Florodoraby Owen Hall
Format of Original Source: Plot summary
Recommended Adaptation Length: Two Hours
Candidate for Adaptation? Not Likely
“Florodora,” the title of a musical comedy which has had extraordinary success both in England and the United States, is the name of an island and a perfume. The island has been stolen by Cyrus Gilfain, the manufacturer of the perfume, from its rightful owner, whose daughter Dolores works in his factory. He is anxious to marry the girl, so that he may retain possession of the island, but she is in love with Abercoed, the chief clerk, who in reality is Lord Abercoed. The conspicuous comedy element of the work is supplied by Tweedlepunch, a detective, who arrives at the island in Gilfain’s absence, disguised as a phrenologist and palmist, in search of the real owner’s daughter. When Gilfain returns he is accompanied by Lady Holyrood, a London society woman, who is scheming to marry him. Lady Holyrood’s brother, meanwhile, is in love with Angela, Gilfain’s daughter.

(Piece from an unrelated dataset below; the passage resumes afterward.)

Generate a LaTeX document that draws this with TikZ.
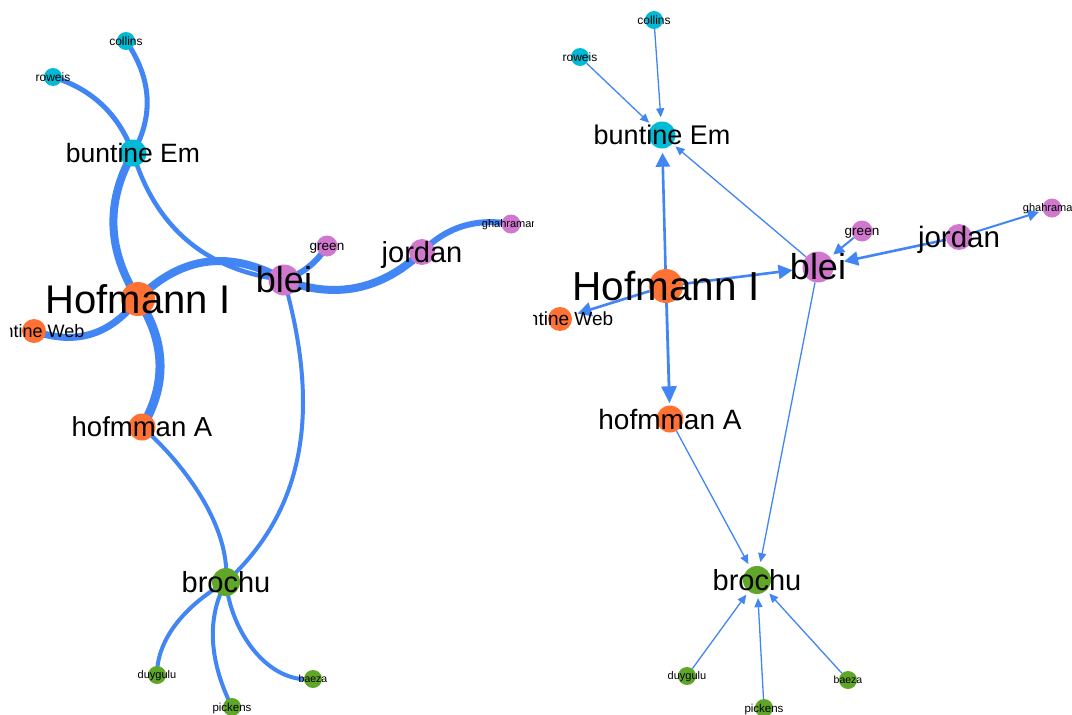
\documentclass[tikz,border=0pt]{standalone}
\usepackage{fontspec}
\setmainfont{Liberation Sans}
\usetikzlibrary{arrows.meta}
\pgfdeclarelayer{background}
\pgfsetlayers{background,main}

\definecolor{edgeblue}{RGB}{66,133,244}
\definecolor{ncyan}{RGB}{0,186,214}
\definecolor{norange}{RGB}{255,114,52}
\definecolor{npurple}{RGB}{208,120,206}
\definecolor{ngreen}{RGB}{96,166,40}

\tikzset{
  vtx/.style={circle, inner sep=0pt, minimum size=#1, draw=none},
  cy/.style={vtx=#1, fill=ncyan},
  og/.style={vtx=#1, fill=norange},
  pu/.style={vtx=#1, fill=npurple},
  gn/.style={vtx=#1, fill=ngreen},
  lbl/.style={inner sep=0pt, anchor=base, yshift=-0.36*#1pt,
              font=\fontsize{#1}{#1}\selectfont, text=black},
  cv/.style={draw=edgeblue, line width=#1},
  thinarr/.style={draw=edgeblue, line width=1.3, shorten >=4,
                  -{Triangle[length=9,width=8]}},
  medarr/.style={draw=edgeblue, line width=2, shorten >=4,
                 -{Triangle[length=11,width=11]}},
  bigarr/.style={draw=edgeblue, line width=2.6, shorten >=#1,
                 -{Triangle[length=14,width=14]}},
}

\begin{document}
\begin{tikzpicture}[x=1pt, y=-1pt]
\useasboundingbox (0,0) rectangle (1072,715);
\begin{pgfonlayer}{background}
\fill[white] (0,0) rectangle (1072,715);
\end{pgfonlayer}

% ---------------- undirected layout ----------------
\node[cy=18] (lcol)   at (126,41)  {};
\node[cy=18] (lrow)   at (53,77)   {};
\node[cy=27] (lbuE)   at (133,153) {};
\node[og=34] (lHof)   at (138,299) {};
\node[og=24] (lbuW)   at (34,331)  {};
\node[pu=31] (lblei)  at (284,280) {};
\node[pu=21] (lgreen) at (327,246) {};
\node[pu=26] (ljor)   at (422,252) {};
\node[pu=19] (lgha)   at (511,224) {};
\node[og=27] (lhoA)   at (142,427) {};
\node[gn=28] (lbro)   at (226,582) {};
\node[gn=18] (lduy)   at (157,675) {};
\node[gn=18] (lpic)   at (232,707) {};
\node[gn=18] (lbae)   at (313,679) {};

\begin{pgfonlayer}{background}
\draw[cv=5]   (lcol.center)  .. controls +(25.7,37.3) and +(21,-37.3)   .. (lbuE.center);
\draw[cv=5]   (lrow.center)  .. controls +(39.2,12.1) and +(-14.1,-38.5) .. (lbuE.center);
\draw[cv=8]   (lbuE.center)  .. controls +(-27.7,49)  and +(-31,-49)     .. (lHof.center);
\draw[cv=4.5] (lbuE.center)  .. controls +(22.8,75)   and +(-77.9,-9.7)  .. (lblei.center);
\draw[cv=8]   (lHof.center)  .. controls +(43.6,-43.6) and +(-53.7,-30.3) .. (lblei.center);
\draw[cv=7]   (lHof.center)  .. controls +(-27.2,35.6) and +(42.1,14.9)  .. (lbuW.center);
\draw[cv=9]   (lHof.center)  .. controls +(28,42.3)   and +(25.3,-42.3)  .. (lhoA.center);
\draw[cv=6]   (lblei.center) .. controls +(18.5,-6.1) and +(-10.2,16.5)  .. (lgreen.center);
\draw[cv=8]   (lblei.center) .. controls +(51.6,19.8) and +(-40.4,37.8)  .. (ljor.center);
\draw[cv=6]   (ljor.center)  .. controls +(24.6,-25.4) and +(-34.7,-6.1) .. (lgha.center);
\draw[cv=4]   (lblei.center) .. controls +(31,110)    and +(90,-82)      .. (lbro.center);
\draw[cv=4]   (lhoA.center)  .. controls +(35,30)     and +(5,-60)       .. (lbro.center);
\draw[cv=4]   (lbro.center)  .. controls +(-35,20)    and +(0,-40)       .. (lduy.center);
\draw[cv=4]   (lbro.center)  .. controls +(-22,40)    and +(-20,-40)     .. (lpic.center);
\draw[cv=4]   (lbro.center)  .. controls +(5,50)      and +(-45,5)       .. (lbae.center);
\end{pgfonlayer}

\begin{scope}
\clip (10,0) rectangle (533,715);
\node[lbl=12]   (lcol-t)   at (lcol)   {collins};
\node[lbl=12]   (lrow-t)   at (lrow)   {roweis};
\node[lbl=26.5] (lbuE-t)   at (lbuE)   {buntine Em};
\node[lbl=40]   (lHof-t)   at (lHof)   {Hofmann I};
\node[lbl=18]   (lbuW-t)   at (lbuW)   {buntine Web};
\node[lbl=36]   (lblei-t)  at (lblei)  {blei};
\node[lbl=13.5] (lgreen-t) at (lgreen) {green};
\node[lbl=29]   (ljor-t)   at (ljor)   {jordan};
\node[lbl=11]   (lgha-t)   at (lgha)   {ghahramani};
\node[lbl=27.5] (lhoA-t)   at (lhoA)   {hofmman A};
\node[lbl=29]   (lbro-t)   at (lbro)   {brochu};
\node[lbl=11]   (lduy-t)   at (lduy)   {duygulu};
\node[lbl=11.5] (lpic-t)   at (lpic)   {pickens};
\node[lbl=10.5] (lbae-t)   at (lbae)   {baeza};
\end{scope}

% ---------------- directed layout ----------------
\node[cy=18] (rcol)   at (654,20)  {};
\node[cy=18] (rrow)   at (580,57)  {};
\node[cy=27] (rbuE)   at (662,135) {};
\node[og=34] (rHof)   at (666,286) {};
\node[og=24] (rbuW)   at (560,319) {};
\node[pu=31] (rblei)  at (818,267) {};
\node[pu=21] (rgreen) at (862,231) {};
\node[pu=26] (rjor)   at (959,237) {};
\node[pu=19] (rgha)   at (1052,208) {};
\node[og=27] (rhoA)   at (670,419) {};
\node[gn=28] (rbro)   at (757,580) {};
\node[gn=18] (rduy)   at (687,676) {};
\node[gn=18] (rpic)   at (764,708) {};
\node[gn=18] (rbae)   at (848,680) {};

\begin{pgfonlayer}{background}
\draw[thinarr]   (rcol)   -- (rbuE);
\draw[thinarr]   (rrow)   -- (rbuE);
\draw[bigarr=4]  (rHof)   -- (rbuE);
\draw[thinarr]   (rblei)  -- (rbuE);
\draw[bigarr=10] (rHof)   -- (rblei);
\draw[bigarr=6]  (rHof)   -- (rbuW);
\draw[draw=edgeblue, line width=2.8, shorten >=2,
      -{Triangle[length=17,width=15]}] (rHof) -- (rhoA);
\draw[medarr]    (rgreen) -- (rblei);
\draw[bigarr=11] (rjor)   -- (rblei);
\draw[medarr]    (rjor)   -- (rgha);
\draw[thinarr]   (rhoA)   -- (rbro);
\draw[thinarr]   (rblei)  -- (rbro);
\draw[thinarr]   (rduy)   -- (rbro);
\draw[thinarr]   (rpic)   -- (rbro);
\draw[thinarr]   (rbae)   -- (rbro);
\end{pgfonlayer}

\begin{scope}
\clip (533,0) rectangle (1072,715);
\node[lbl=12]   (rcol-t)   at (rcol)   {collins};
\node[lbl=12]   (rrow-t)   at (rrow)   {roweis};
\node[lbl=27]   (rbuE-t)   at (rbuE)   {buntine Em};
\node[lbl=40.5] (rHof-t)   at (rHof)   {Hofmann I};
\node[lbl=19]   (rbuW-t)   at (rbuW)   {buntine Web};
\node[lbl=36]   (rblei-t)  at (rblei)  {blei};
\node[lbl=13.5] (rgreen-t) at (rgreen) {green};
\node[lbl=29.5] (rjor-t)   at (rjor)   {jordan};
\node[lbl=11]   (rgha-t)   at (rgha)   {ghahramani};
\node[lbl=28]   (rhoA-t)   at (rhoA)   {hofmman A};
\node[lbl=29]   (rbro-t)   at (rbro)   {brochu};
\node[lbl=11]   (rduy-t)   at (rduy)   {duygulu};
\node[lbl=11.5] (rpic-t)   at (rpic)   {pickens};
\node[lbl=10.5] (rbae-t)   at (rbae)   {baeza};
\end{scope}
\end{tikzpicture}
\end{document}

Gilfain, finding that Tweedlepunch is a phrenologist, bribes him to decide, after examination, that he and Dolores must wed, and that Abercoed, whom he has learned is a peer, must marry his daughter Angela. The scheme does not satisfy any one but Gilfain, and, least of all, Lady Holyrood, who bribes Tweedlepunch again to decide that she and Gilfain must marry. Abercoed refuses to marry Angela, is discharged by Gilfain, and goes back to England with the intention of returning later for Dolores.
Scheming to trick heirs and heiresses into marrying against their desires, but without the fun that sometimes can be derived from all that folderol.